Some jewelry companies with the largest and rarest gems don’t make a red-carpet push.
“When one of our clients spends six or seven figures on a piece or Graff jewelry, it’s very special,” said Henri Barguirdjian, president and ceo of Graff in America. Graff is known for it’s large emeralds and yellow and white diamonds in addition to the highest-quality pinks and other gems. “If anyone can just borrow the jewelry, it’s a disrespect for them.”
Alyce Alston, ceo of De Beers, North America, said her customers would probably be turned off at seeing De Beers brand jewelry on the red carpet. “Why would you want to buy a special piece of fine jewelry when it’s worn by anyone, let alone a celebrity?”
Salma Hayek wore an impressive suite of Leviev diamond jewelry to last year’s Academy Awards. Although the company is now only one year old, such press isn’t necessarily what the company is seeking.
“Some companies, they will trip over anyone else just to make it happen,” said Thierry Chaunu, president of Leviev, saying that Hayek came to borrow the jewelry “naturally,” and was familiar with the product before the Oscars. “I don’t think we are really into it at all. It’s just not our strategy.”

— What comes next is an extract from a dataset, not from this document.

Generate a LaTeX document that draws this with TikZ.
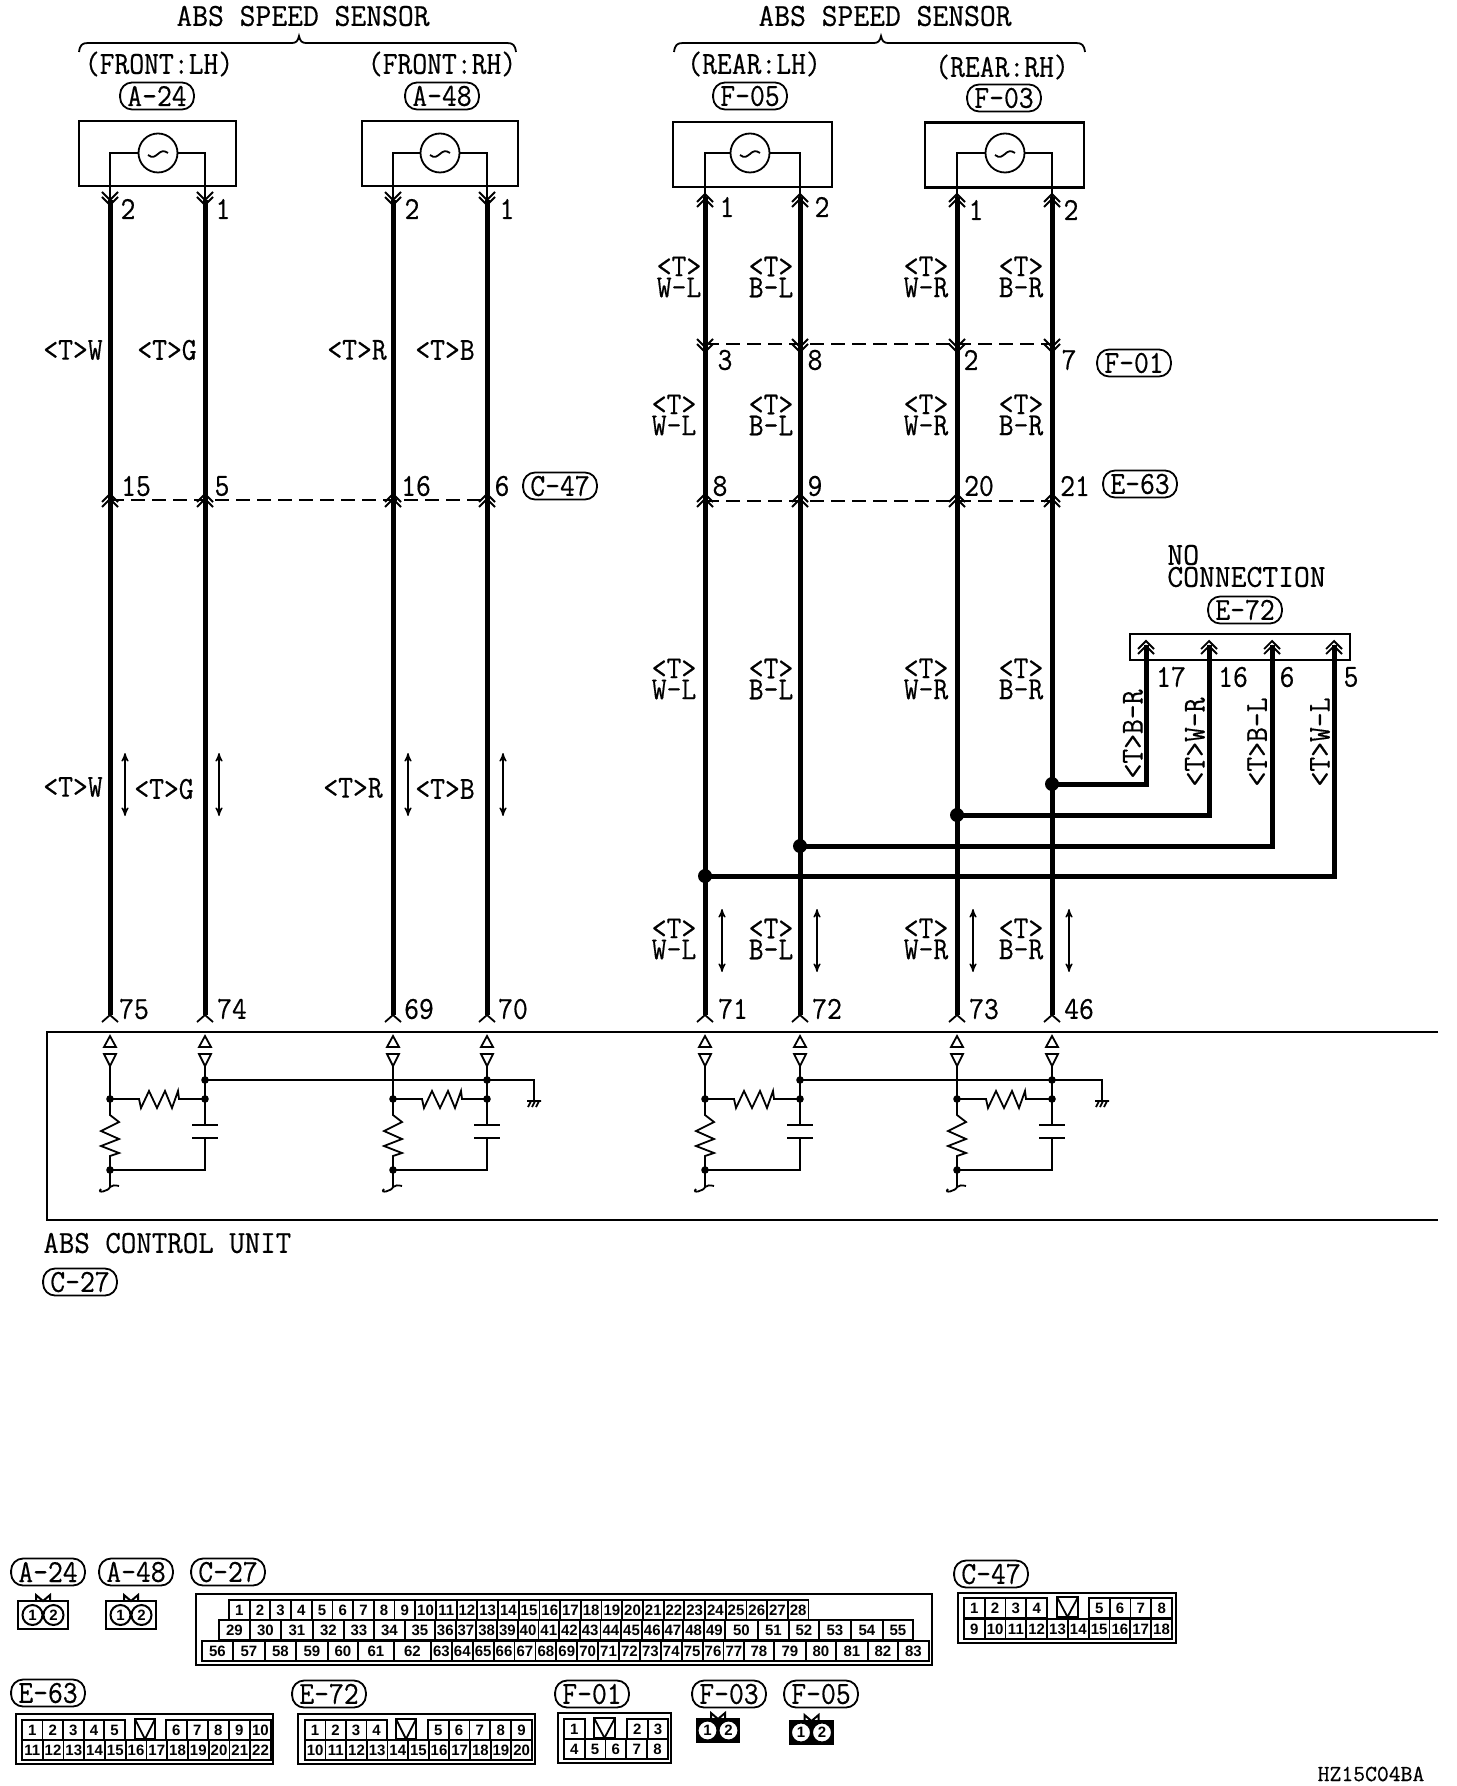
\documentclass[tikz,border=0pt]{standalone}
\usepackage{fontspec}
\setsansfont{Liberation Sans}
\setmonofont[FakeBold=.5]{Latin Modern Mono}
\usetikzlibrary{arrows,positioning,calc}
\tikzset{
	wtext/.style={font=\ttfamily\fontsize{16}{10.5}\selectfont,xscale=#1,inner sep=0pt,align=center},
	wtext/.default=.9,
	badge/.style={wtext,draw,line width=.9pt,rounded corners=6pt,minimum width=41pt,minimum height=13.5pt},
	wire/.style={line width=2.5pt},
	thinline/.style={line width=.9pt},
	dashline/.style={line width=.9pt,dash pattern=on 7pt off 3.5pt},
	dirline/.style={line width=.6pt,stealth'-stealth'},
	jdot/.style={circle,fill=black,inner sep=0pt,minimum size=7pt},
	sdot/.style={circle,fill=black,inner sep=0pt,minimum size=3.8pt},
	sensorbox/.style={draw,line width=1.1pt,inner sep=0pt,minimum height=32.5pt},
	sigcircle/.style={circle,draw,line width=.9pt,fill=white,inner sep=0pt,minimum size=19.5pt},
	pincell/.style={draw,line width=.9pt,anchor=north west,inner sep=0pt,minimum height=10pt,font=\sffamily\bfseries\fontsize{7.5}{8}\selectfont},
	pincirc/.style={circle,draw,line width=1pt,fill=white,text=black,inner sep=0pt,minimum size=10pt,font=\sffamily\bfseries\fontsize{7.5}{8}\selectfont},
	pics/chevup/.style={code={\draw[thinline] (-8,8)--(0,0)--(8,8) (-8,13)--(0,5)--(8,13);}},
	pics/chevdn/.style={code={\draw[thinline] (-8,-8)--(0,0)--(8,-8) (-8,-13)--(0,-5)--(8,-13);}},
	pics/chevone/.style={code={\draw[thinline] (-8,7)--(0,0)--(8,7);}},
	pics/tripair/.style={code={\draw[thinline] (-6,11)--(0,0)--(6,11)--cycle (-6,18)--(6,18)--(0,30)--cycle;}},
	pics/gndmark/.style={code={\draw[thinline] (-7,0)--(7,0) (-3,0)--(-6,6) (1,0)--(-2,6) (5,0)--(2,6);}},
}
\newcommand{\cellrow}[6]{\foreach \n in {#2,...,#3}{\pgfmathsetmacro\xx{#4+(\n-#2)*#6}\node[pincell,minimum width={#6*.5pt}] (#1n\n) at (\xx,#5) {\n};}}
\newcommand{\pinnotch}[3]{\draw[thinline] (#1,#3)--(#2,#3)--(#2,#3+20)--(#1,#3+20)--cycle (#1,#3)--({(#1+#2)/2},#3+20)--(#2,#3);}
\newcommand{\twopin}[6]{
	\draw[line width=1.2pt,#6] (#2,#3) rectangle ++(#4,#5);
	\draw[line width=1pt] (#2+#4/2-7,#3)--(#2+#4/2-7,#3-6)--(#2+#4/2,#3)--(#2+#4/2+7,#3-6)--(#2+#4/2+7,#3);
	\node[pincirc] (#1a) at (#2+#4/2-10.5,#3+#5/2) {1};
	\node[pincirc] (#1b) at (#2+#4/2+10.5,#3+#5/2) {2};
}
\begin{document}
\begin{tikzpicture}[x=.5pt,y=-.5pt]
	\useasboundingbox (0,0) rectangle (1456,1786);
	\node[wtext=.96] (title1) at (303,16) {ABS SPEED SENSOR};
	\node[wtext=.96] (title2) at (885,16) {ABS SPEED SENSOR};
	\draw[thinline] (79,52) .. controls (80,45) and (82,43) .. (88,43) -- (292,43) .. controls (296,43) and (298,41) .. (299,36) .. controls (300,41) and (302,43) .. (306,43) -- (507,43) .. controls (513,43) and (515,45) .. (516,52);
	\draw[thinline] (674,52) .. controls (675,45) and (677,43) .. (683,43) -- (874,43) .. controls (878,43) and (880,41) .. (881,36) .. controls (882,41) and (884,43) .. (888,43) -- (1076,43) .. controls (1082,43) and (1084,45) .. (1085,52);
	\foreach \n/\x/\y/\t in {fl/159/64/{(FRONT:LH)},fr/442/64/{(FRONT:RH)},rl/754/64/{(REAR:LH)},rr/1002/67/{(REAR:RH)}}
		\node[wtext] (side\n) at (\x,\y) {\t};
	\foreach \n/\x/\y in {A-24/157/96,A-48/442/96,F-05/750/96,F-03/1004/98,C-47/560/486,F-01/1134/363,E-63/1140/484,E-72/1245/610,C-27/80/1282}
		\node[badge] (tag\n) at (\x,\y) {\n};

	% sensors
	\foreach \n/\x/\y/\w in {sa/157.5/153.5/157,sb/440/153.5/156,sc/752.5/154.5/159,sd/1004.5/155/159}
		\node[sensorbox,minimum width={\w*.5pt}] (box\n) at (\x,\y) {};
	\foreach \n/\x in {sa/158,sb/440,sc/750,sd/1005}{
		\node[sigcircle] (sig\n) at (\x,153) {};
		\draw[thinline] (\x-10,155) .. controls (\x-5,159) and (\x-3,156) .. (\x,154) .. controls (\x+3,151) and (\x+6,150) .. (\x+10,153);
	}

	% wires
	\foreach \n/\x/\yt in {a/110/200,b/205/200,c/393/200,d/487/200,e/705/197,f/800/197,g/957/197,h/1052/197}{
		\coordinate (top\n) at (\x,\yt);
		\coordinate (bot\n) at (\x,1015);
		\draw[wire] (top\n)--(bot\n);
		\pic at (bot\n) {chevone};
	}
	\draw[thinline] (sigsa.west) -| (topa);
	\draw[thinline] (sigsa.east) -| (topb);
	\draw[thinline] (sigsb.west) -| (topc);
	\draw[thinline] (sigsb.east) -| (topd);
	\draw[thinline] (sigsc.west) -| (tope);
	\draw[thinline] (sigsc.east) -| (topf);
	\draw[thinline] (sigsd.west) -| (topg);
	\draw[thinline] (sigsd.east) -| (toph);
	\foreach \x in {110,205,393,487}
		\pic at (\x,205) {chevdn};
	\foreach \x in {705,800,957,1052}{
		\pic at (\x,194) {chevup};
		\pic at (\x,494) {chevup};
		\pic at (\x,352) {chevdn};
	}
	\foreach \x in {110,205,393,487}
		\pic at (\x,494) {chevup};
	\coordinate (c47a) at (110,500);
	\coordinate (c47b) at (487,500);
	\coordinate (e63a) at (705,501);
	\coordinate (e63b) at (1052,501);
	\coordinate (f01a) at (705,344);
	\coordinate (f01b) at (1052,344);
	\draw[dashline] (c47a)--(c47b);
	\draw[dashline] (e63a)--(e63b);
	\draw[dashline] (f01a)--(f01b);

	% pin numbers
	\foreach \n/\x/\y/\t in {p1/128/209/2,p2/223/209/1,p3/412/209/2,p4/507/209/1,p5/727/207/1,p6/822/207/2,p7/976/210/1,p8/1071/210/2,
		p9/136/486/15,p10/222/486/5,p11/416/486/16,p12/502/486/6,
		p13/725/360/3,p14/815/360/8,p15/971/360/2,p16/1069/360/7,
		p17/720/486/8,p18/815/486/9,p19/979/486/20,p20/1075/486/21,
		p21/1171/677/17,p22/1233/677/16,p23/1287/677/6,p24/1351/677/5,
		p25/134/1009/75,p26/232/1009/74,p27/419/1009/69,p28/513/1009/70,
		p29/733/1009/71,p30/827/1009/72,p31/984/1009/73,p32/1079/1009/46}
		\node[wtext] (\n) at (\x,\y) {\t};

	% wire colours
	\foreach \n/\x/\y/\t in {t1/73/350/W,t2/167/350/G,t3/357/350/R,t4/445/350/B,t5/73/787/W,t6/164/789/G,t7/353/788/R,t8/445/789/B}
		\node[wtext] (\n) at (\x,\y) {<T>\t};
	\foreach \n/\y/\xw in {ra/277/679,rb/415/674,rc/679/674,rd/939/674}
		\foreach \m/\x/\t in {w/\xw/W-L,x/771/B-L,y/926/W-R,z/1021/B-R}
			\node[wtext] (\n\m) at (\x,\y) {<T>\\\t};
	\foreach \n/\x/\y/\t in {v1/1133/734/B-R,v2/1195/742/W-R,v3/1257/742/B-L,v4/1320/742/W-L}
		\node[rotate=90,wtext] (\n) at (\x,\y) {<T>\t};
	\foreach \x in {125,219,408,503}
		\draw[dirline] (\x,753)--(\x,816);
	\foreach \x in {722,817,973,1069}
		\draw[dirline] (\x,909)--(\x,972);

	% no connection
	\node[wtext=.96,anchor=west] (noc1) at (1167,555) {NO};
	\node[wtext=.96,anchor=west] (noc2) at (1167,577) {CONNECTION};
	\node[draw,thinline,inner sep=0pt,minimum width=110pt,minimum height=13pt] (e72box) at (1240,647) {};
	\foreach \n/\x in {i/1146,j/1209,k/1272,l/1334}{
		\coordinate (pin\n) at (\x,645);
		\pic at (\x,641) {chevup};
	}
	\node[jdot] (jh) at (1052,784) {};
	\node[jdot] (jg) at (957,815) {};
	\node[jdot] (jf) at (800,846) {};
	\node[jdot] (je) at (705,876) {};
	\draw[wire] (jh.center) -| (pini);
	\draw[wire] (jg.center) -| (pinj);
	\draw[wire] (jf.center) -| (pink);
	\draw[wire] (je.center) -| (pinl);

	% control unit
	\coordinate (cua) at (1438,1032);
	\coordinate (cub) at (47,1032);
	\coordinate (cuc) at (47,1220);
	\coordinate (cud) at (1438,1220);
	\draw[line width=1.1pt] (cua)--(cub)--(cuc)--(cud);
	\begin{scope}[shift={(0,-2)}]
	\foreach \p/\l/\r in {ua/110/205,ub/393/487,uc/705/800,ud/957/1052}{
		\pic at (\l,1038) {tripair};
		\pic at (\r,1038) {tripair};
		\node[sdot] (\p a) at (\l,1101) {};
		\node[sdot] (\p b) at (\r,1101) {};
		\node[sdot] (\p c) at (\l,1172) {};
		\node[sdot] (\p d) at (\r,1082) {};
		\draw[thinline] (\l,1068)--(\p a.center)--++(29,0)--++(2,9)--++(8,-17)--++(8,17)--++(8,-17)--++(7,17)--++(6,-17)--++(1,8)--(\p b.center);
		\draw[thinline] (\p a.center)--++(0,16)--++(9,7)--++(-18,9)--++(18,8)--++(-18,7)--++(18,7)--++(-9,3)--(\p c.center)--++(0,17) .. controls ++(-1,4) and ++(-5,5) .. ++(-9,2);
		\draw[thinline] (\l,1189) .. controls (\l+2,1187) and (\l+5,1187) .. (\l+9,1188);
		\draw[thinline] (\r,1068)--(\p d.center)--(\p b.center)--(\r,1127);
		\draw[line width=1.2pt] (\r-13,1127)--(\r+13,1127) (\r-13,1140)--(\r+13,1140);
		\draw[thinline] (\r,1140)--(\r,1172)--(\p c.center);
	}
	\coordinate (gnda) at (534,1103);
	\coordinate (gndb) at (1102,1103);
	\draw[thinline] (uad.center) -| (gnda);
	\draw[thinline] (ucd.center) -| (gndb);
	\pic at (gnda) {gndmark};
	\pic at (gndb) {gndmark};
	\end{scope}
	\node[wtext=.94,anchor=west] (cuname) at (43,1243) {ABS CONTROL UNIT};

	% connector views
	\begin{scope}[shift={(0,-3)}]
	\foreach \n/\x/\y in {A-24/48/1575,A-48/136/1575,C-27/228/1575,C-47/991/1577,E-63/48/1696,E-72/329/1697,F-01/592/1697,F-03/729/1697,F-05/821/1697}
		\node[badge] (view\n) at (\x,\y) {\n};
	\twopin{pa}{18}{1604}{50}{28}{thinline}
	\twopin{pb}{106}{1604}{50}{28}{thinline}
	\twopin{pc}{697}{1722}{42}{23}{fill=black}
	\twopin{pd}{790}{1724}{43}{23}{fill=black}

	\draw[line width=1.1pt] (196,1597) rectangle (932,1668);
	\cellrow{ca}{1}{28}{228}{1602}{20.7}
	\foreach \n/\l/\r in {29/218/249,30/249/280,31/280/312,32/312/343,33/343/373,34/373/404,35/404/434}
		\node[pincell,minimum width={(\r-\l)*.5pt}] (can\n) at (\l,1622) {\n};
	\cellrow{ca}{36}{49}{434}{1622}{20.7}
	\foreach \n/\l/\r in {50/724/757,51/757/788,52/788/818,53/818/850,54/850/882,55/882/912}
		\node[pincell,minimum width={(\r-\l)*.5pt}] (can\n) at (\l,1622) {\n};
	\foreach \n/\l/\r in {56/201/232,57/232/264,58/264/295,59/295/327,60/327/357,61/357/393,62/393/430}
		\node[pincell,minimum width={(\r-\l)*.5pt}] (can\n) at (\l,1643) {\n};
	\cellrow{ca}{63}{77}{430}{1643}{20.9}
	\foreach \n/\l/\r in {78/743/773,79/773/805,80/805/835,81/835/867,82/867/897,83/897/928}
		\node[pincell,minimum width={(\r-\l)*.5pt}] (can\n) at (\l,1643) {\n};

	\draw[line width=1.1pt] (958,1596) rectangle (1176,1646);
	\cellrow{cb}{1}{4}{963}{1600}{20.8}
	\pinnotch{1057}{1078}{1600}
	\cellrow{cb}{5}{8}{1088}{1600}{20.8}
	\cellrow{cb}{9}{18}{963}{1621}{20.8}

	\draw[line width=1.1pt] (16,1717) rectangle (273,1767);
	\cellrow{cc}{1}{5}{21}{1722}{20.6}
	\pinnotch{135}{155}{1722}
	\cellrow{cc}{6}{10}{165}{1722}{21}
	\cellrow{cc}{11}{22}{21}{1742}{20.75}

	\draw[line width=1.1pt] (298,1717) rectangle (535,1767);
	\cellrow{cd}{1}{4}{304}{1722}{20.5}
	\pinnotch{396}{416}{1722}
	\cellrow{cd}{5}{9}{427}{1722}{20.8}
	\cellrow{cd}{10}{20}{304}{1742}{20.64}

	\draw[line width=1.1pt] (558,1716) rectangle (671,1766);
	\cellrow{ce}{1}{1}{563}{1721}{21}
	\pinnotch{594}{615}{1721}
	\cellrow{ce}{2}{3}{626}{1721}{20.7}
	\cellrow{ce}{4}{8}{563}{1741}{20.8}
	\end{scope}

	\node[font=\ttfamily\bfseries\fontsize{11.5}{11.5}\selectfont,inner sep=0pt] (code) at (1371,1774) {HZ15C04BA};
\end{tikzpicture}
\end{document}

A lesser-known brand by consumer standards, Kwiat courts future potential A-listers.
“The association with Hollywood has been important for us,” said Greg Kwiat of Kwiat Diamonds. “It translates into retail stores across America. In a year like this, it’s harder for a brand to come out of nowhere. The key is developing relationships. Celebrities will look to who they have worked with before, and we want them to think of us.”